Basically, cryptocurrency has value because investors agree that it should. And like other investments, this also means that how investors bet on the value of cryptocurrency changes the value of the asset itself. Their guesses directly play into the volatility of the whole cryptocurrency market.

In some cases, that volatility happens on purpose. The volatility of the market makes it attractive to speculative investors looking to capitalize on big market swings, which of course makes the market swings worse.

In short, we have a roller coaster ride of a market because investors are betting on that roller coaster ride hoping to make money on the highs.

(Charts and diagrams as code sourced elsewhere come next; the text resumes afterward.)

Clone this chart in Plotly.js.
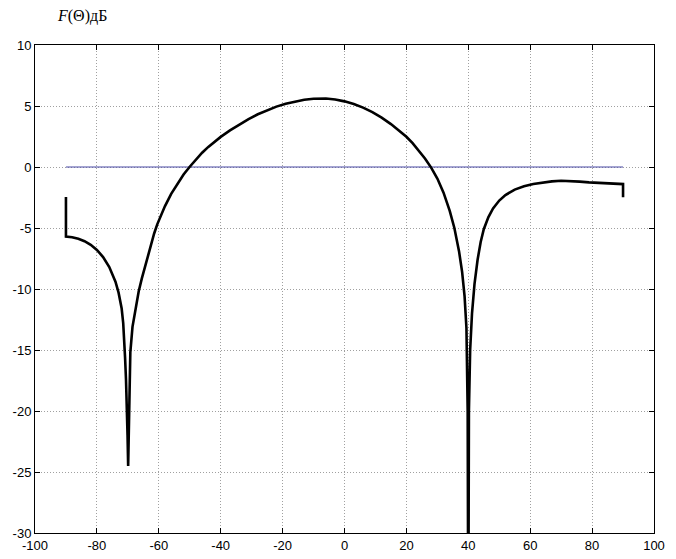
<!DOCTYPE html>
<html lang="ru">
<head>
  <meta charset="UTF-8">
  <title>F(Θ) дБ</title>
  <script src="https://cdn.plot.ly/plotly-3.0.1.min.js"></script>
  <style>
    html, body { margin: 0; padding: 0; background: #ffffff; }
    #chart { width: 676px; height: 559px; }
  </style>
</head>
<body>
  <div id="chart"></div>

  <script>
    // pattern: angle in degrees, level in dB
    const theta = [-90, -90, -88, -86, -84, -82, -80, -78, -76, -74, -73, -72, -71.5, -71.2, -70.9, -70.6, -70.3, -70.1, -69.9,
      -69.6, -69.2, -68.5, -67.5, -66.5, -65.5, -64.5, -63.5, -62.5, -61.5, -60.5, -59.5, -58, -56, -54, -52, -50,
      -48, -46, -44, -42, -40, -37, -34, -31, -28, -25, -22, -19, -16, -13, -10, -8, -6, -3, 0, 3, 6, 9, 12, 15,
      18, 20, 22, 24, 26, 28, 30, 32, 34, 35.5, 37, 38, 38.8, 39.4, 39.8, 40, 40.2, 40.6, 41.2, 42, 43, 44, 45,
      46.5, 48, 50, 52, 55, 58, 61, 64, 67, 70, 73, 76, 79, 82, 85, 88, 90, 90];
    const levelDb = [-2.45, -5.7, -5.76, -5.88, -6.08, -6.38, -6.8, -7.38, -8.2, -9.4, -10.3, -11.6, -12.8, -14.0, -15.6, -17.4, -19.6, -22, -24.5,
      -20, -15.2, -13.1, -11.45, -10.2, -9.15, -8.2, -7.3, -6.3, -5.45, -4.7, -4.05, -3.2, -2.2, -1.35, -0.62, 0.02,
      0.62, 1.17, 1.65, 2.08, 2.47, 3.0, 3.5, 3.93, 4.32, 4.66, 4.95, 5.19, 5.38, 5.51, 5.59, 5.62, 5.61, 5.53, 5.38, 5.16, 4.87, 4.5, 4.05, 3.52,
      2.92, 2.48, 1.95, 1.35, 0.7, -0.05, -0.95, -2.1, -3.6, -5.0, -6.9, -8.6, -10.6, -13.2, -20, -40, -20, -15.0, -12.0, -9.6, -7.6, -6.15, -5.1,
      -4.1, -3.4, -2.75, -2.3, -1.85, -1.58, -1.4, -1.27, -1.18, -1.13, -1.14, -1.2, -1.26, -1.3, -1.33, -1.37, -1.4, -2.48];

    // 0 dB reference line
    const refTheta = [-90, 90];
    const refLevel = [0, 0];

    const xTicks = [-100, -80, -60, -40, -20, 0, 20, 40, 60, 80, 100];
    const yTicks = [-30, -25, -20, -15, -10, -5, 0, 5, 10];

    const axisStyle = {
      showline: true,
      linecolor: '#000000',
      linewidth: 1,
      mirror: 'ticks',
      ticks: 'inside',
      ticklen: 5,
      tickcolor: '#000000',
      showgrid: true,
      gridcolor: '#a0a0a0',
      griddash: '1px,2px',
      gridwidth: 1,
      zeroline: false,
      tickfont: { family: 'Arial, Liberation Sans, sans-serif', size: 13, color: '#000000' }
    };

    const data = [
      {
        x: refTheta, y: refLevel, type: 'scatter', mode: 'lines',
        line: { color: '#4848a4', width: 1 }, hoverinfo: 'skip'
      },
      {
        x: theta, y: levelDb, type: 'scatter', mode: 'lines',
        line: { color: '#000000', width: 2.6 }
      }
    ];

    const layout = {
      width: 676,
      height: 559,
      margin: { l: 35, r: 22, t: 45, b: 26 },
      paper_bgcolor: '#ffffff',
      plot_bgcolor: '#ffffff',
      showlegend: false,
      xaxis: Object.assign({}, axisStyle, {
        range: [-100, 100], tickvals: xTicks, ticktext: xTicks.map(String)
      }),
      yaxis: Object.assign({}, axisStyle, {
        range: [-30, 10], tickvals: yTicks, ticktext: yTicks.map(String)
      }),
      annotations: [{
        text: '<i>F</i>(Θ)дБ',
        xref: 'paper', yref: 'paper',
        x: 0.032, y: 1.06,
        xanchor: 'left', yanchor: 'middle',
        showarrow: false,
        font: { family: 'Times New Roman, Liberation Serif, serif', size: 16, color: '#000000' }
      }]
    };

    Plotly.newPlot('chart', data, layout, { displayModeBar: false, staticPlot: true });
  </script>
</body>
</html>
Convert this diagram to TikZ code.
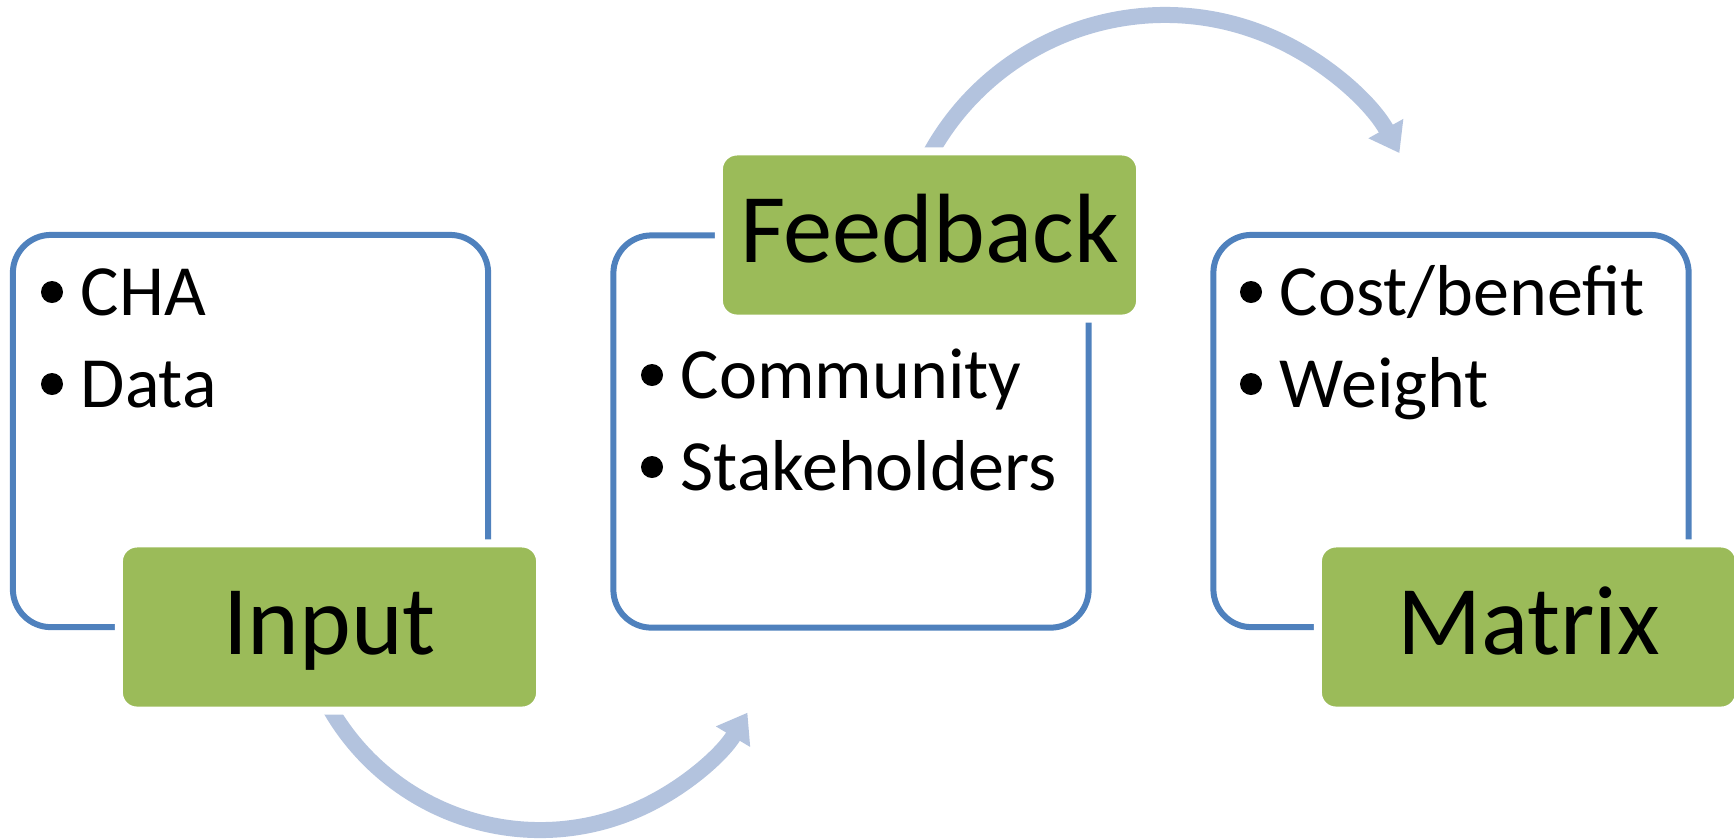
\documentclass[tikz,border=0pt]{standalone}
\usepackage{fontspec}
\setmainfont{Carlito}
\usetikzlibrary{arrows.meta}
\definecolor{frameblue}{HTML}{4F81BD}
\definecolor{titlegreen}{HTML}{9BBB59}
\definecolor{arrowblue}{HTML}{B3C3DE}
\begin{document}
\begin{tikzpicture}[x=0.01cm,y=-0.01cm,
  framebox/.style={draw=frameblue, line width=0.06cm, rounded corners=0.38cm,
    minimum width=4.75cm, minimum height=3.92cm, inner sep=0pt},
  title/.style={fill=titlegreen, draw=white, line width=0.08cm, rounded corners=0.18cm,
    minimum width=4.21cm, minimum height=1.67cm, inner sep=0pt,
    text height=0.55cm, text depth=0cm, font=\fontsize{28}{32}\selectfont},
  item/.style={anchor=base west, inner sep=0pt, font=\fontsize{20.5}{24}\selectfont},
  flow/.style={draw=arrowblue, line width=0.16cm,
    -{Triangle[length=0.28cm,width=0.38cm]}}]
\useasboundingbox (0,0) rectangle (1734,838);

% curved arrows (drawn first, partly hidden by the title boxes)
\coordinate (c1) at (540,588);
\coordinate (c2) at (1165,283);
\draw[flow] ([shift={(155:242)}]c1) arc[start angle=155, end angle=31, radius=242];
\draw[flow] ([shift={(-155:268)}]c2) arc[start angle=-155, end angle=-29, radius=268];

% frames
\node[framebox] (f1) at (250.5,431) {};
\node[framebox] (f2) at (851,431.5) {};
\node[framebox] (f3) at (1451,431) {};

% titles
\node[title] (input) at (329.5,627) {Input};
\node[title] (feedback) at (929.5,235) {Feedback};
\node[title] (matrix) at (1528.5,627) {Matrix};

% bullet items
\node[item] (cha) at (80,315) {CHA};
\node[item] (data) at (80,407) {Data};
\node[item] (comm) at (680,398) {Community};
\node[item] (stake) at (680,490) {Stakeholders};
\node[item] (cost) at (1279,315) {Cost/benefit};
\node[item] (weight) at (1279,407) {Weight};
\foreach \n in {cha,data,comm,stake,cost,weight}
  \fill ([shift={(-28,-23)}]\n.base west) circle[radius=11];
\end{tikzpicture}
\end{document}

Of course, investors and professional traders have to get their information from somewhere. In many cases, the media is their go-to source. And because the cryptocurrency market is smaller than the stock market, the media’s influence is even more pronounced.

It works just like the regular stock market. As soon as market-moving news hits, investors race to buy or sell. But the market is smaller, and the impact is outsized—like that 30% drop in a single day of trading. Granted, cryptocurrency is now being tracked by more reliable news sources (especially compared to past reliance on social media) but the reality is that the market is still quite susceptible to uninformed media speculation.